The Drone Reality and the Human Cost
The most harrowing section of the piece is its unflinching assessment of the drone revolution. Defense Tech and Acquisition reports that "drones represent the largest source of casualties in Ukraine, estimated to be about three-quarters of all casualties." This statistic is not merely a tactical observation; it is a grim indicator of how the nature of conflict has changed, turning the battlefield into a place where "there's no place to hide with every position being visible—day and night."
The coverage highlights the asymmetry of modern warfare, noting that "a drone costing $1,000 can destroy a tank that costs millions." The piece argues that volume has become the weapon, with Ukraine and Russia planning to produce millions of units annually, while the U.S. produces "about 1/50th of that volume." This disparity is not just a manufacturing gap; it is a strategic vulnerability that threatens to overwhelm traditional defenses. The editors point out that "autonomous operations means that increasingly humans do not need to fly drones," a shift that allows for swarming tactics that can saturate defenses beyond their capacity to respond.
"The future character of warfare is unmanned, cheap, and relentless. The future is autonomous: ASVs on the water that launch aircraft or interceptors, UUVs that hunt submarines, and smart mines—all without endangering sailors."
Yet, the human cost remains central to this analysis. The piece acknowledges that while autonomous systems can reduce risk to operators, the proliferation of these weapons increases the lethality of the environment for everyone on the ground. The argument that "Russians are surrendering to machines" underscores a terrifying new reality where human agency is being eroded by algorithmic warfare.
Structural Hurdles and the Startup Gamble
The article pivots to the institutional challenges, questioning whether a new "Autonomous Warfare Command" will succeed where previous reorganizations have faltered. The editors ask the hard questions: "Does Any Centralized Model Work at AI Speed?" and "Does Centralization Drive Innovation or Stifle It?" These are not rhetorical flourishes but essential structural inquiries. The piece suggests that even if the Pentagon can fund and acquire thousands of drones, "there is still resistance or plenty of work ahead to integrate them into the force and employ them in novel ways."
The coverage also highlights a shift in the industrial base, noting that the Pentagon is "expanding its search for suppliers beyond the traditional prime contractors." This is a crucial development, as legacy contractors often prioritize stock buybacks over risky R&D. The piece quotes Adam Bry, CEO of Skydio, who warns that "most of it will probably be lost, but as long as there are winners that are based on the merits of having the best product... the system will work."
"The prime contractors have adopted the mindset of only fulfilling government orders, rather than investing in new tech ahead of demand and potentially guessing wrong.
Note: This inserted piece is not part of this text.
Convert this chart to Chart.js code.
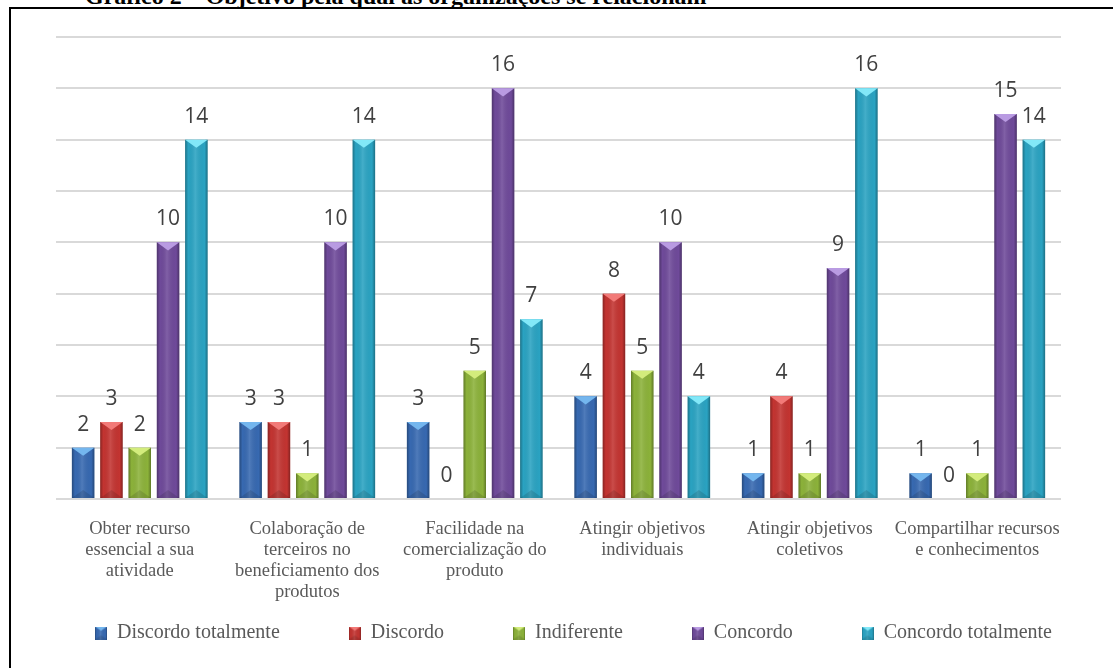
<!DOCTYPE html>
<html>
<head>
<meta charset="utf-8">
<script src="https://cdn.jsdelivr.net/npm/chart.js@4.4.1/dist/chart.umd.min.js"></script>
<style>
  html, body { margin: 0; padding: 0; background: #fff; overflow: hidden; }
  #titulo { position: absolute; left: 85px; top: -16px; font: bold 24px "Liberation Serif", serif; line-height: 24px; white-space: nowrap; color: #000; }
  #moldura { position: absolute; left: 9px; top: 7px; width: 1200px; height: 800px; border: 2px solid #000; box-sizing: border-box; }
  canvas { position: absolute; left: 0; top: 0; }
</style>
</head>
<body>
<div id="titulo">Gráfico 2 – Objetivo pela qual as organizações se relacionam</div>
<div id="moldura"></div>
<canvas id="grafico" width="1113" height="668"></canvas>
<script>
// categorias (eixo x), quebradas em linhas como no original
const categorias = [
  ['Obter recurso', 'essencial a sua', 'atividade'],
  ['Colaboração de', 'terceiros no', 'beneficiamento dos', 'produtos'],
  ['Facilidade na', 'comercialização do', 'produto'],
  ['Atingir objetivos', 'individuais'],
  ['Atingir objetivos', 'coletivos'],
  ['Compartilhar recursos', 'e conhecimentos']
];

const series = ['Discordo totalmente', 'Discordo', 'Indiferente', 'Concordo', 'Concordo totalmente'];

const discordoTotalmente = [2, 3, 3, 4, 1, 1];
const discordo = [3, 3, 0, 8, 4, 0];
const indiferente = [2, 1, 5, 5, 1, 1];
const concordo = [10, 10, 16, 10, 9, 15];
const concordoTotalmente = [14, 14, 7, 4, 16, 14];

const eixoMax = 18;
const eixoPasso = 2;

const cores = ['#3769b1', '#c33431', '#8cb23a', '#6f4a9a', '#2aa3c2'];
const coresTopo = ['#74b6ee', '#f27a78', '#d3ec7c', '#b99be2', '#82e8f8'];

const valores = [discordoTotalmente, discordo, indiferente, concordo, concordoTotalmente];

// pinta o "bisel": bordas escuras e triangulo claro no topo
function bisel(ctx, l, y, w, h, i) {
  const r = l + w, x = l + w / 2, base = y + h;
  const g = ctx.createLinearGradient(l, 0, r, 0);
  g.addColorStop(0, 'rgba(0,0,0,0.30)');
  g.addColorStop(0.14, 'rgba(0,0,0,0)');
  g.addColorStop(0.45, 'rgba(255,255,255,0.12)');
  g.addColorStop(0.86, 'rgba(0,0,0,0)');
  g.addColorStop(1, 'rgba(0,0,0,0.32)');
  ctx.fillStyle = g;
  ctx.fillRect(l, y, w, h);
  const t = Math.min(w * 0.36, h / 2);
  ctx.fillStyle = 'rgba(0,0,0,0.12)';
  ctx.beginPath();
  ctx.moveTo(l, base); ctx.lineTo(r, base); ctx.lineTo(x, base - t);
  ctx.closePath(); ctx.fill();
  ctx.fillStyle = coresTopo[i];
  ctx.beginPath();
  ctx.moveTo(l, y); ctx.lineTo(r, y); ctx.lineTo(x, y + t);
  ctx.closePath(); ctx.fill();
}

// quadradinhos da legenda com o mesmo relevo
const iconesLegenda = cores.map((cor, i) => {
  const c = document.createElement('canvas');
  c.width = 12; c.height = 13;
  const cx = c.getContext('2d');
  cx.fillStyle = cor;
  cx.fillRect(0, 0, 12, 13);
  bisel(cx, 0, 0, 12, 13, i);
  return c;
});

const relevo = {
  id: 'relevo',
  afterDatasetsDraw(chart) {
    const ctx = chart.ctx;
    chart.data.datasets.forEach((ds, i) => {
      chart.getDatasetMeta(i).data.forEach(bar => {
        const { x, y, base, width } = bar.getProps(['x', 'y', 'base', 'width'], true);
        const h = base - y;
        if (h < 1) return;
        ctx.save();
        bisel(ctx, x - width / 2, y, width, h, i);
        ctx.restore();
      });
    });
  }
};

// valores acima das barras
const rotulos = {
  id: 'rotulos',
  afterDatasetsDraw(chart) {
    const ctx = chart.ctx;
    ctx.save();
    ctx.font = '21px "Open Sans", sans-serif';
    ctx.fillStyle = '#404040';
    ctx.textAlign = 'center';
    ctx.textBaseline = 'alphabetic';
    chart.data.datasets.forEach((ds, i) => {
      chart.getDatasetMeta(i).data.forEach((bar, j) => {
        ctx.fillText(String(ds.data[j]), bar.x, bar.y - 17);
      });
    });
    ctx.restore();
  }
};

new Chart(document.getElementById('grafico'), {
  type: 'bar',
  data: {
    labels: categorias,
    datasets: series.map((nome, i) => ({
      label: nome,
      data: valores[i],
      backgroundColor: cores[i],
      borderWidth: 0,
      categoryPercentage: 0.845,
      barPercentage: 0.795
    }))
  },
  options: {
    responsive: false,
    animation: false,
    layout: { padding: { top: 37, left: 56, right: 52, bottom: 15 } },
    scales: {
      x: {
        grid: { display: false },
        border: { display: false },
        ticks: {
          color: '#595959',
          font: { family: '"Liberation Serif", serif', size: 18.5, lineHeight: '21px' },
          padding: 12,
          maxRotation: 0,
          minRotation: 0,
          autoSkip: false
        },
        afterFit(scale) { scale.height = 115; }
      },
      y: {
        min: 0,
        max: eixoMax,
        ticks: { display: false, stepSize: eixoPasso },
        grid: { color: '#d9d9d9', lineWidth: 2, drawTicks: false },
        border: { display: false }
      }
    },
    plugins: {
      tooltip: { enabled: false },
      legend: {
        position: 'bottom',
        align: 'end',
        labels: {
          usePointStyle: true,
          boxWidth: 12,
          boxHeight: 12,
          padding: 9,
          color: '#595959',
          font: { family: '"Liberation Serif", serif', size: 20 },
          generateLabels(chart) {
            const itens = Chart.defaults.plugins.legend.labels.generateLabels(chart);
            itens.forEach((it, k) => {
              it.pointStyle = iconesLegenda[k];
              if (k < itens.length - 1) it.text += ' '.repeat(12);
            });
            return itens;
          }
        }
      }
    }
  },
  plugins: [relevo, rotulos]
});
</script>
</body>
</html>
Their investors don't really want to see them take huge, big risks."
This dynamic creates a fragile ecosystem where the U.S. relies on a "new generation of defense startups" to fill gaps that legacy firms ignore. However, the editors rightly caution that these startups face "uncertain demand," and without stable funding mechanisms, the "warfare-as-a-service" model could collapse under the weight of bureaucratic inconsistency. The piece notes that "ten months after Congress passed its reconciliation effort, only $26B of the roughly $152B earmarked for defense has been placed on contract," a delay that threatens to stall the very innovation the administration seeks to promote.
Bottom Line
Defense Tech and Acquisition delivers a sobering verdict: the U.S. military is attempting to pivot to a new era of warfare while still shackled by old contracting rules and an industrial base ill-suited for mass production. The strongest part of the argument is its insistence that "volume itself becomes the weapon," a reality that current procurement speeds cannot match. The biggest vulnerability lies in the assumption that a new executive order can instantly fix decades of cultural and structural inertia. The reader should watch closely to see if the promised "fixed-price" defaults actually translate to faster delivery of life-saving technology, or if they become just another layer of red tape in a system already struggling to keep pace with the enemy.